Westad avoids reducing these dangers to the personalities of individual leaders, yet his emphasis on the importance of sustained contact between them carries clear implications. There is some cause for cautious optimism in the willingness—however inconsistent—of figures such as Donald Trump to pursue negotiations aimed at ending conflicts. At the same time, Westad’s insistence on the value of strong alliances and effective multilateral institutions sits uneasily with more unilateral approaches to foreign policy. The deeper problem, as he suggests, is not confined to any one leader. “Less than half of one percent of the world’s population has experienced great power war,” he observes—a reminder of how little lived memory exists to discipline decision-making at the highest levels.
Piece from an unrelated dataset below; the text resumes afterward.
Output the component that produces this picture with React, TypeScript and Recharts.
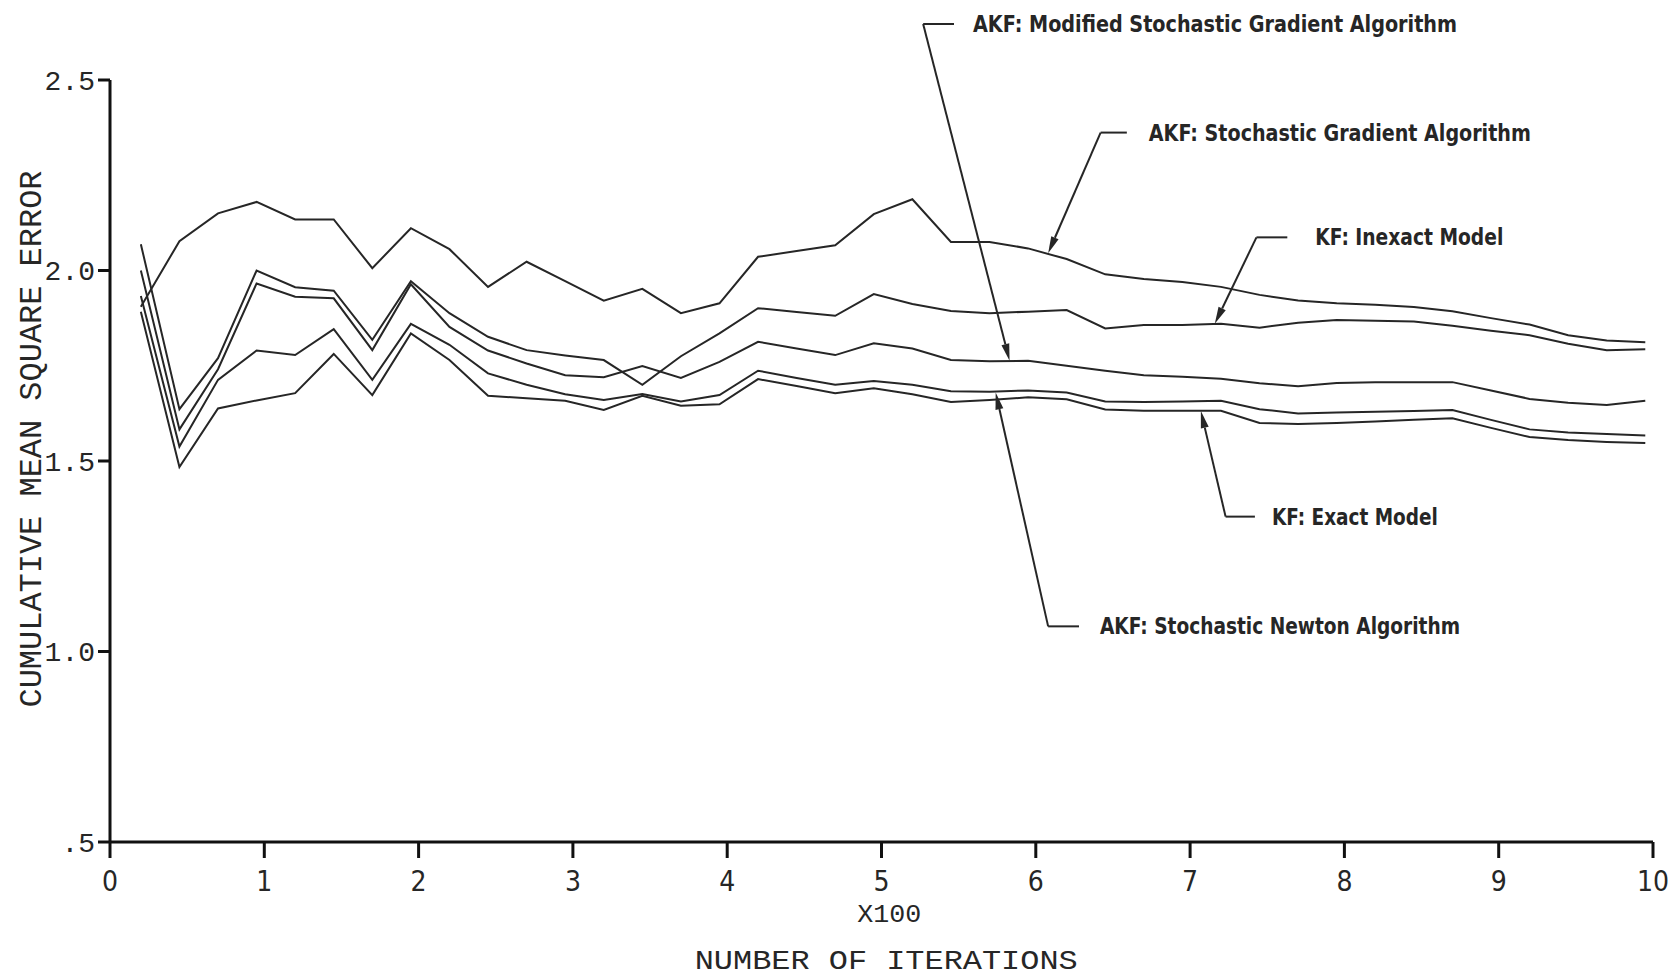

Westad’s warning is stark. The relatively peaceful and optimistic phase that followed the Cold War may be drawing to a close, and the conditions that once gave rise to global conflict are re-emerging in altered form. History has not ended, nor can it. War remains a persistent feature of human affairs, and while distinctions between just and unjust wars endure, the scale of destruction now possible makes the prevention of great-power conflict an overriding imperative. If that task fails, the consequences will not be abstract. The experience of great-power war, now distant for most of humanity, will once again become immediate and universal.